Raju
Raju

Reputation: 1169

Why std::move() is not stealing an int value?

std::move() is stealing the string value whereas not an int, please help me.

int main()
{
    int i = 50;
    string str = "Mahesh";        
    int j = std::move(i);
    string name = std::move(str);       
    std::cout <<"i: "<<i<<" J: "<<j <<std::endl;        
    std::cout <<"str: "<<str<<" name: "<<name <<std::endl;
    return 0;        
}

Output

i: 50 J: 50
str: name: Mahesh

Upvotes: -1

Views: 915

Answers (2)

Michael Kenzel
Michael Kenzel

Reputation: 15941

std::move() itself doesn't actually do any moving. It is simply used to indicate that an object may be moved from. The actual moving must be implemented for the respective types by a move constructor/move assignment operator.

std::move(x) returns an unnamed rvalue reference to x. rvalue references are really just like normal references. Their only purpose is simply to carry along the information about the "rvalue-ness" of the thing they refer to. When you then use the result of std::move() to initialize/assign to another object, overload resolution will pick a move constructor/move assignment operator if one exists. And that's it. That is literally all that std::move() does. However, the implementation of a move constructor/move assignment operator knows that the only way it could have been called is when the value passed to it is about to expire (otherwise, the copy constructor/copy assignment operator would have been called instead). It, thus, can safely "steal" the value rather than make a copy, whatever that may mean in the context of the particular type.

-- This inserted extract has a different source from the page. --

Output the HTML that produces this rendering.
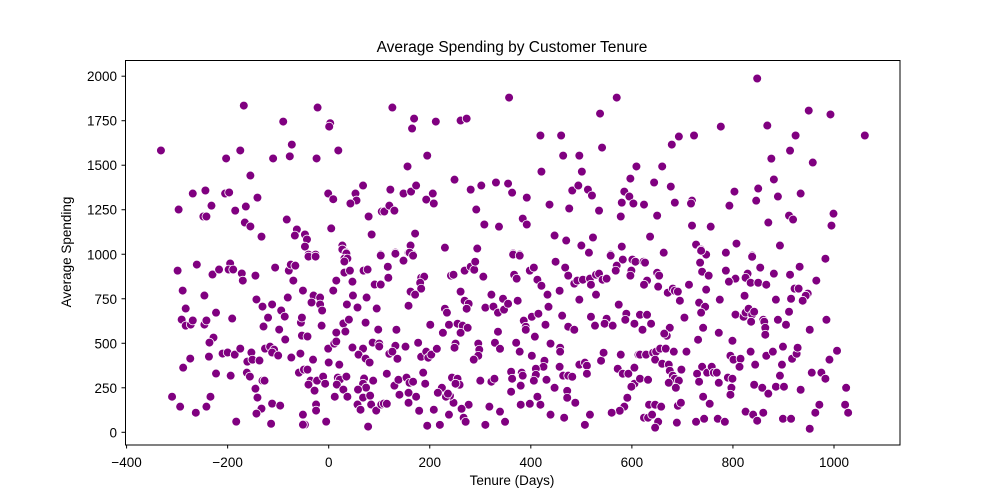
<!DOCTYPE html>
<html><head><meta charset="utf-8"><style>
html,body{margin:0;padding:0;background:#fff;}
svg{display:block;font-family:"Liberation Sans","DejaVu Sans",sans-serif;}
</style></head><body>
<svg id="chart" width="1000" height="500" viewBox="0 0 1000 500">
<rect x="0" y="0" width="1000" height="500" fill="#fff"/>
<text x="512" y="52" text-anchor="middle" font-size="15.5" fill="#000">Average Spending by Customer Tenure</text>
<g id="points"></g>
<g id="axes"></g>
<rect x="125.5" y="60.5" width="774.5" height="384.5" fill="none" stroke="#000" stroke-width="1"/>
<text x="512" y="485" text-anchor="middle" font-size="13.5" fill="#000">Tenure (Days)</text>
<text x="71" y="252" text-anchor="middle" font-size="13.5" fill="#000" transform="rotate(-90 71 252)">Average Spending</text>
</svg>
<script>
const xTicks=[-400,-200,0,200,400,600,800,1000];
const yTicks=[0,250,500,750,1000,1250,1500,1750,2000];
const tenureSpending=[
[-168,1835],[-22,1824],[-90,1745],[3,1736],[1,1717],[-73,1616],[-175,1583],[19,1583],[-203,1538],[-110,1538],[-77,1550],[-24,1538],[-155,1442],[-269,1341],[-244,1358],[-205,1341],[-197,1347],[-141,1318],[-1,1341],[9,1309],[68,1386],[53,1341],[55,1302],[43,1285],[-297,1251],[-232,1273],[-164,1268],[-185,1245],[-248,1212],[-242,1212],[-83,1195],[79,1212],[105,1240],[-166,1178],[-155,1156],[-63,1139],[5,1145],[-133,1099],[-67,1105],[-47,1111],[-43,1083],[85,1111],[-47,1043],[27,1049],[27,1027],[35,1009],[-40,998],[-26,998],[103,998],[-332,1583],
[-40,987],[-26,987],[35,1004],[31,976],[37,976],[31,959],[103,993],[-299,908],[-261,942],[-230,886],[-217,914],[-195,948],[-198,914],[-189,914],[-172,892],[-170,852],[-145,880],[-106,925],[-79,908],[-75,942],[-66,936],[-70,852],[15,852],[31,897],[42,908],[47,846],[69,908],[77,914],[91,830],[103,830],
[-289,796],[-246,768],[-81,757],[-51,796],[-30,768],[-17,757],[9,796],[48,768],[75,757],[-143,746],[-131,706],[-112,718],[-94,684],[-87,650],[-34,729],[-17,718],[-13,684],[36,718],[57,701],[95,695],
[-283,695],[-291,633],[-283,599],[-273,605],[-269,628],[-246,605],[-242,628],[-223,672],[-191,639],[-120,644],[-129,594],[-98,577],[-55,616],[-53,644],[-14,599],[29,611],[40,633],[73,616],[98,577],[15,560],[33,566],
[-228,532],[-236,504],[-86,521],[-53,543],[-42,538],[87,504],[100,498],[100,482],
[-274,414],[-288,363],[-237,425],[-210,442],[-200,448],[-186,436],[-175,470],[-153,448],[-161,397],[-151,408],[-137,403],[-126,470],[-116,481],[-108,464],[-112,448],[-100,431],[-74,420],[-56,442],[-31,408],[-1,470],[11,498],[15,510],[47,476],[68,470],[59,436],[73,414],[81,392],[0,392],[21,380],
[-223,330],[-194,318],[-162,335],[-156,313],[-131,290],[-127,290],[-59,335],[-49,352],[-42,352],[-36,290],[-23,290],[-11,313],[-40,268],[-28,234],[-7,273],[18,307],[22,296],[35,313],[16,268],[29,240],[37,200],[70,302],[68,273],[88,290],[74,251],[58,240],[68,195],[82,206],[12,200],
[-310,200],[-294,144],[-263,110],[-242,144],[-234,200],[-145,245],[-141,195],[-133,133],[-143,105],[-112,161],[-96,150],[-25,156],[-25,122],[-51,99],[-183,60],[-114,48],[-47,43],[-51,43],[-5,60],[57,156],[63,127],[84,156],[94,122],[104,156],[109,161],[78,32],
[126,1824],[357,1880],[570,1880],[169,1762],[165,1706],[212,1745],[261,1751],[273,1762],[537,1790],[419,1667],[460,1667],[541,1599],[195,1554],[464,1554],[496,1554],[156,1493],[421,1464],[501,1464],[609,1493],[249,1419],[122,1363],[148,1341],[163,1352],[173,1386],[206,1341],[193,1307],[208,1285],[281,1363],[302,1386],[331,1403],[355,1397],[363,1346],[392,1318],[482,1358],[494,1386],[513,1363],[521,1330],[597,1425],[585,1352],[595,1324],[603,1285],[580,1290],[578,1212],[623,1279],[110,1240],[120,1273],[130,1245],[292,1251],[437,1279],[476,1257],[535,1245],[384,1200],[392,1167],[308,1167],[337,1155],[171,1116],[447,1105],[470,1077],[523,1094],[500,1049],[580,1043],[162,1049],[230,1037],[294,1032],[132,1009],[158,1009],[167,998],[365,1004],[378,998],[515,1009],[558,998],
[132,1003],[148,964],[160,1009],[167,992],[117,930],[118,868],[183,868],[189,874],[181,840],[183,807],[162,790],[171,773],[158,711],[242,880],[247,885],[269,908],[281,930],[288,913],[290,958],[306,874],[261,790],[322,773],[269,739],[277,722],[273,694],[310,700],[326,706],[335,672],[347,689],[345,750],[355,722],[374,739],[365,998],[378,992],[367,885],[372,863],[398,908],[406,925],[413,857],[421,823],[449,958],[468,925],[474,880],[433,773],[457,795],[435,705],[486,835],[492,852],[503,857],[517,863],[519,829],[529,885],[535,891],[542,857],[550,863],[496,745],[529,773],[515,1009],[558,992],[582,970],[570,936],[568,908],[601,970],[607,958],[599,908],[597,880],[623,958],[574,717],[589,666],[615,661],[587,632],[605,610],[621,576],[623,829],[519,649],[527,599],[550,638],[546,610],[562,599],[462,655],[474,593],[486,576],[386,627],[390,593],[390,576],[402,649],[415,666],[429,604],[201,604],[226,559],[238,604],[255,610],[265,599],[275,587],[261,559],[230,694],[234,672],[134,576],[132,486],[152,481],[120,441],[126,453],[136,413],[177,503],[183,424],[193,453],[197,419],[203,436],[214,469],[251,498],[249,475],[296,498],[298,464],[296,430],[287,408],[335,565],[329,503],[339,469],[371,503],[378,453],[408,537],[402,430],[439,498],[458,475],[458,453],[427,402],[425,368],[457,368],[410,357],[408,312],[410,323],[406,290],[382,335],[384,318],[361,340],[363,301],[380,262],[361,228],[398,160],[380,155],[419,155],[413,200],[431,295],[447,250],[472,233],[472,194],[488,166],[464,318],[474,318],[482,312],[496,380],[507,391],[511,374],[511,329],[539,402],[544,447],[578,436],[572,357],[582,329],[593,329],[605,363],[617,301],[613,436],[625,436],[605,273],[599,256],[591,194],[585,144],[576,121],[560,110],[624,82],[439,99],[466,82],[507,42],[517,99],[339,116],[349,59],[318,144],[310,42],[277,155],[263,132],[267,82],[271,59],[238,99],[220,42],[195,37],[208,127],[247,166],[240,205],[232,200],[224,250],[216,222],[236,217],[244,307],[255,301],[259,267],[251,273],[191,273],[187,335],[173,200],[158,166],[179,121],[158,222],[140,211],[130,262],[138,295],[154,307],[160,278],[167,284],[115,329],[115,160],[300,290],[322,284],[328,301],
[848,1987],[950,1807],[993,1785],[776,1717],[868,1723],[693,1661],[723,1667],[679,1616],[924,1667],[1061,1667],[913,1582],[876,1537],[958,1515],[660,1493],[644,1403],[677,1380],[881,1420],[850,1369],[803,1352],[934,1341],[889,1324],[846,1301],[624,1279],[685,1290],[719,1301],[717,1285],[793,1273],[650,1217],[911,1217],[919,1195],[999,1228],[995,1161],[870,1178],[719,1161],[756,1155],[636,1099],[727,1054],[737,1026],[807,1060],[893,1049],[663,1009],[747,998],[786,1009],[838,992],
[737,1020],[735,953],[838,986],[983,975],[626,953],[650,896],[654,880],[630,852],[624,829],[652,818],[739,902],[752,880],[786,908],[805,863],[792,846],[829,891],[825,868],[835,840],[850,840],[866,829],[854,925],[881,891],[913,885],[932,930],[965,852],[671,784],[681,807],[685,795],[691,790],[713,829],[695,739],[747,801],[922,807],[930,807],[948,779],[944,767],[938,739],[885,745],[915,750],[823,767],[774,745],[733,728],[745,705],[737,672],[616,660],[630,660],[638,610],[621,576],[704,644],[675,587],[669,542],[664,554],[741,587],[731,520],[772,559],[805,661],[821,649],[825,672],[831,694],[838,661],[842,677],[836,621],[860,632],[862,621],[864,587],[864,548],[889,632],[905,604],[911,677],[952,576],[985,632],[799,514],[616,436],[628,436],[642,447],[648,453],[656,470],[667,470],[683,453],[708,453],[646,408],[660,385],[673,380],[675,346],[681,318],[685,301],[693,290],[673,278],[687,250],[698,352],[616,301],[632,295],[739,368],[729,329],[733,284],[749,335],[758,368],[762,335],[768,335],[772,278],[795,430],[801,408],[815,413],[813,368],[835,453],[844,380],[790,307],[799,301],[797,250],[795,211],[866,430],[879,453],[899,481],[917,413],[926,441],[928,475],[897,380],[893,318],[842,267],[858,250],[870,217],[885,256],[901,256],[934,239],[956,335],[975,335],[983,301],[991,408],[1006,458],[1024,250],[1022,155],[1028,110],[971,155],[963,110],[952,20],[741,200],[754,160],[634,155],[646,155],[658,144],[632,82],[640,99],[652,59],[646,26],[691,149],[697,166],[689,54],[727,59],[743,76],[770,76],[784,59],[825,116],[840,99],[848,65],[860,110],[899,76],[915,76]
];
const tenure=tenureSpending.map(p=>p[0]);
const spending=tenureSpending.map(p=>p[1]);

const NS="http://www.w3.org/2000/svg";
function xScale(v){return 328.7+(v-0)*0.5053;}
function yScale(v){return 432.3-v*0.17805;}
const axes=document.getElementById('axes');
const pts=document.getElementById('points');
function mk(tag,attrs,parent){const e=document.createElementNS(NS,tag);for(const k in attrs)e.setAttribute(k,attrs[k]);parent.appendChild(e);return e;}
xTicks.forEach(t=>{
  const x=xScale(t);
  const l=mk('line',{x1:x,x2:x,y1:445,y2:448.5,stroke:'#000','stroke-width':1},axes);
  
  
  const tx=mk('text',{x:x,y:467,'text-anchor':'middle','font-size':13.5,fill:'#000'},axes);
  tx.textContent=String(t).replace('-','\u2212');
  
  
});
yTicks.forEach(t=>{
  const y=yScale(t);
  const l=mk('line',{x1:121.5,x2:125.5,y1:y,y2:y,stroke:'#000','stroke-width':1},axes);
  
  
  const tx=mk('text',{x:117,y:y+5,'text-anchor':'end','font-size':13.5,fill:'#000'},axes);
  tx.textContent=String(t);
  
  
});
for(let i=0;i<tenure.length;i++){
  const c=mk('circle',{cx:xScale(tenure[i]),cy:yScale(spending[i]),r:4.4,fill:'#800080',stroke:'#fff','stroke-width':0.8},pts);
  
  
}
</script>
</body></html>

There is no general answer to the question what exactly it means to "steal" a value from an object. Whoever defines a type has to define whether it makes sense to move objects of this type and what exactly it means to do so (by declaring/defining the respective member functions). Built-in types don't have any special behavior defined for moving their values. So in the case of an int you just get what you get when you initialize an int with a reference to another int, which is a copy…

Upvotes: 1

Caleth
Caleth

Reputation: 62864

std::move is a cast to an rvalue reference. This can change overload resolution, particularly with regard to constructors.

int is a fundamental type, it doesn't have any constructors. The definition for int initialisation does not care about whether the expression is const, volatile, lvalue or rvalue. Thus the behaviour is a copy.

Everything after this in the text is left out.